We caught up with the brilliant Rose Tremain, this year longlisted for the Baileys Women’s Prize for Fiction for The Gustav Sonata. Read on to find out why Rose set her latest book in neutral Switzerland, who her literary heroines are and why Rose once wrote an entire short story in Liverpool St Station.
The Gustav Sonata is set in neutral Switzerland in the years around World War II, why did you choose this setting?
We, outside of Switzerland, imagine it, I think, as this serene neutral space which had no difficulty staying separate from the horrors of World War II. But the reality was very different. The Swiss lived in perpetual terror of a German invasion and were forced to make political compromises to placate the German High Command – not least on the subject of the Jews, fleeing from persecution in Germany, Austria and France. I wanted to have a hard look at this. But what I also contrived in this book was to create a character, Gustav, who, in the face of unrequited love, has to strive for his own neutrality and whose willed altruism may or may not lead to redemption and freedom.
Your novels are full of varied, brilliantly realised historical settings. What kind of research do you tend to undertake before you sit down to write?
Research will take different forms, according to the subject I’ve chosen. To write Restoration, I began by reading the Pepys diaries and let this brilliant chronicler lead me towards a huge amount of reading about every facet of the world of the 1660s. To write The Road Home, it seemed very important to try to imbibe the immigrant experience first-hand, so I spent significant time talking to Polish workers in the East Anglia vegetable picking industry. For Music & Silence, I worked a lot from portraits, capturing the changing face of King Christian IV from handsome prince to weary, lard-faced monarch. For The Gustav Sonata, I read a ton of books about Switzerland, both at the time of the war and about Swiss society as it is now. I also drew on my own observations during my travels there. One last thing: to write fiction that feels real and dynamic and which isn’t just a distillation of data, I believe that the research has to be done thoroughly and then almost forgotten, so that the writer’s imagination can begin to create her own world.
Which female writers would you say have had the biggest impact on you and why?
George Eliot, above all. DH Lawrence commented that it was she ‘who started putting all the action inside’, i.e. she was profoundly more interested in people’s interior lives than in the day-to-day events she contrives for them. But George Eliot also understood that plots had to grip, that jeopardy thrilled readers, that romantic love, jealousy, class-hatred, gossip, fashion, property and money were subjects of perennial fascination. Like her, I am more absorbed by the landscape of characters’ minds than by their material lives but I also love the challenge of contriving a page-turning plot. Virginia Woolf understood all this perfectly, layering each moment with meaning, so her writing, too, so delicate and under-stated, has had what I hope is a positive impact on my own.
Is there a particular place where you like to write?
When I was young, I used to be able to write anywhere.
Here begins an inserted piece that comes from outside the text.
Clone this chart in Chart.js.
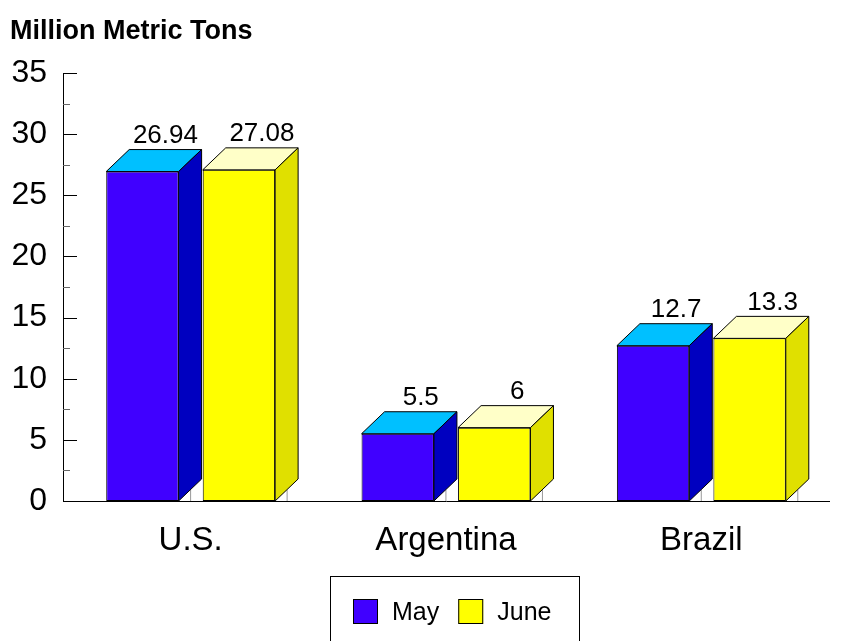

I once wrote an entire short story in the old, unreconstructed buffet of Liverpool Street Station! Now, I can’t seem to move my work from location to location without it suffering. What I like best is to work in my study in Norfolk, with its familiar perfume of books and papers and its consoling view of the garden.
Can you tell us what you’re working on next?
At the moment, I’m working on long-form TV scripts of two of my novels, Trespass for Left Bank Pictures and The Road Home for Buccaneer Media. The collaborative aspect of film and TV writing is always thrilling and sustaining after the long solitude of the novel. A new idea for a novel has begun to twitch at the back of my mind, but it’s, as yet, only a half-formed embryo, which will need much more nurture before it becomes anything worth talking about.